Византиец Теотокопули носил в себе старого Христа, но в барочной Европе нашел Христа очеловеченного, Христа, облеченного в плоть. Старый бог в светозарном сиянье восседал величаво, неприступно и немного оцепенело; бог барочный и католический вместе с хорами своих ангелов прямо-таки валился с небес на землю, чтобы схватить верующего и втащить в свои пышные и благодатные пределы. Византиец Греко пришел из базилик святого молчания в храмы ревущих органов и безудержных крестных ходов; для него это, я бы сказал, было слишком: чтобы не потерять в подобном гаме свою молитву, он начал сам кричать голосом диким и неестественным. Им овладевает какое-то безумие веры; он не находит успокоения в этом мирском, суетном гуле; он должен перекричать его еще более исступленным воплем. Странное дело: этот восточный грек преодолевает барокко Запада тем, что придает ему пафос, доходящий до экстаза, и лишает барок его рыхлой, дородной телесности. Чем старше он становится, тем больше противоестественного появляется в его фигурах, — тела вытягиваются, лица искажает мученическая худоба, глаза закатываются, недвижно устремляясь горе. Туда, ввысь! К небу! Краски утрачивают реальность; тьма его воет, краски горят, словно озаренные вспышкою молнии. Неестественно тонкие бесплотные руки воздеваются к небу в ужасе и изумлении —  грозные небеса разверзаются, и старый Бог приемлет неистовый вопль ужаса и веры.

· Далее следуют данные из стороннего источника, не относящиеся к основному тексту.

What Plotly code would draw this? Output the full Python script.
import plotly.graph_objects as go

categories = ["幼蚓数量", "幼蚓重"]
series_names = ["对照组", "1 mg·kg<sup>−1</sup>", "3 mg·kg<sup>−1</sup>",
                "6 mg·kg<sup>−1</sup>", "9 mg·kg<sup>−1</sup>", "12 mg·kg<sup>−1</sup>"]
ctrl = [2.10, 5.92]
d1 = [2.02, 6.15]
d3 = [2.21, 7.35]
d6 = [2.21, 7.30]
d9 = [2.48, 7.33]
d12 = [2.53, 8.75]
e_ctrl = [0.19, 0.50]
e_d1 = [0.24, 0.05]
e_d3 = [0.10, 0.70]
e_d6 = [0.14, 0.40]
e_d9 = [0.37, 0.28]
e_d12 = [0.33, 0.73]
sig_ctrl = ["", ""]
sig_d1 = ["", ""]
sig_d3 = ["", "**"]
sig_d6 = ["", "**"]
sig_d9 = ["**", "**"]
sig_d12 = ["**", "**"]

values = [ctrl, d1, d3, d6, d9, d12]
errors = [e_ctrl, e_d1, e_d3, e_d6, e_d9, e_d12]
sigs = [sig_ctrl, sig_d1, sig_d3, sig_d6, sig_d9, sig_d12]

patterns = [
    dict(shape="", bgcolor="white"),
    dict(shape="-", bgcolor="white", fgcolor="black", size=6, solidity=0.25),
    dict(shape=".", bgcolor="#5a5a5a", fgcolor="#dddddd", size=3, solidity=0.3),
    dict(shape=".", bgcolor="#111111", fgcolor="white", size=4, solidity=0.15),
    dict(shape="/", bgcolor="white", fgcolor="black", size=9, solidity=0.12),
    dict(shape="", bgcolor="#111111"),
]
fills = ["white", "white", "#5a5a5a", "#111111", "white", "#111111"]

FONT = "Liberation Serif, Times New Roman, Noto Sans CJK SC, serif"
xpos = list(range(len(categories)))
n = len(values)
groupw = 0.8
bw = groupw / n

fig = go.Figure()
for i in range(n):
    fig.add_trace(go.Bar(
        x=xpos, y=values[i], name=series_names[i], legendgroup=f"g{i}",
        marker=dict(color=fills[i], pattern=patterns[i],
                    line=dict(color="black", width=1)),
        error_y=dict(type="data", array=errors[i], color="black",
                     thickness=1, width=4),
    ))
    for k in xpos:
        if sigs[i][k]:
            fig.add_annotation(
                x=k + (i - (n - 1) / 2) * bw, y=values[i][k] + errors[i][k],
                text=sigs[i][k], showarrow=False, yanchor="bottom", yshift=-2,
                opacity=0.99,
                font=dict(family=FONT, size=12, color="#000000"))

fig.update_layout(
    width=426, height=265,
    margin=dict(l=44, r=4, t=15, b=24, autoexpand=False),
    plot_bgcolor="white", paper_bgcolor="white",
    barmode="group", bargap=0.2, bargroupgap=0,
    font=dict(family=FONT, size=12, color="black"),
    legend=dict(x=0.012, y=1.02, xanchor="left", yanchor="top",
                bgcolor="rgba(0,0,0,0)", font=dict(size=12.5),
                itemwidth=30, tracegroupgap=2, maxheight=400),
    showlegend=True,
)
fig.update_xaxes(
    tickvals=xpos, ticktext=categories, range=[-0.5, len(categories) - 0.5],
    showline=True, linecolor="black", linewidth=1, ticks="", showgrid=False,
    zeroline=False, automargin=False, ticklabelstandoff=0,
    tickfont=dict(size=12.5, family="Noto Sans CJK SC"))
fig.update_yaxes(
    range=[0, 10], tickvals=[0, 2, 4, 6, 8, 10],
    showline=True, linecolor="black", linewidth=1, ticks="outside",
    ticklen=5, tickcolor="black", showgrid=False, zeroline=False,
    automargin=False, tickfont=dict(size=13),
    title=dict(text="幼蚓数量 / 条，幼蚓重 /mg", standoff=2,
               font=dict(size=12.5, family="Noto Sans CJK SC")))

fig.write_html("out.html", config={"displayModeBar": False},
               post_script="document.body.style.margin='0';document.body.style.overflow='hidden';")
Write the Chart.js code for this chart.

Говорю вам, грек этот был потрясающий гений; некоторые утверждают, что он был безумен. Всякий человек, с такой горячностью вносящий в свое вИдение бред собственной души, немножечко безумен или, во всяком случае, маньерист[240], поскольку содержание и форму своего видения берет только из самого себя и ниоткуда больше. Приезжим в Толедо показывают La Casa del Greco[241]; не верю, что этот прелестный домик с красивым садиком, выложенным майоликой, принадлежал тому непонятному греку. Домик для этого слишком уж по-мирскому приветлив. И слишком богат. Известно, что Эль Греко, кроме двухсот своих картин, не оставил сыну другого наследства. Тогда в Толедо едва ли был большой спрос на ретабло чудаковатого выходца с Крита. Только теперь в благоговейном изумлении толпятся вокруг его картин люди; но это люди без религии, их не приводит в замешательство отчаянный надсадный крик его истовой веры.

Гойя[242], о el reverso[243]

В Мадридском Прадо[244] десятки его картин и сотни рисунков; Мадрид уже из-за одного Гойи — великий город и место стечения паломников. Ни до, ни после не было художника, который бы так широко, с таким стремительным и дерзким размахом схватил все существо своей эпохи и написал ее лицо и изнанку; Гойя — не реализм, Гойя — это штурм; Гойя — это революция; Гойя — это памфлетист, помноженный на Бальзака.

Самое безмятежное его создание: картоны к шпалерам. Сельская ярмарка, дети, нищие, танец на улице, раненый каменщик, пьянчужка, девушки с кувшином, сбор винограда, снежная вьюга, игры, деревенская свадьба — сама жизнь с ее радостями и тяготами, игривые и лихие сценки, зрелище благостное и значительное; такой поток жизни народной не хлынет на вас ни в одном цикле рисунков другого художника.  Это звучит, как народная песенка, как скачущая хота, как милая сегидилья; рококо, но уже с чертами народности; они написаны с нежностью и радостью, неожиданной в этом художнике ужасов. Так он относится к народу.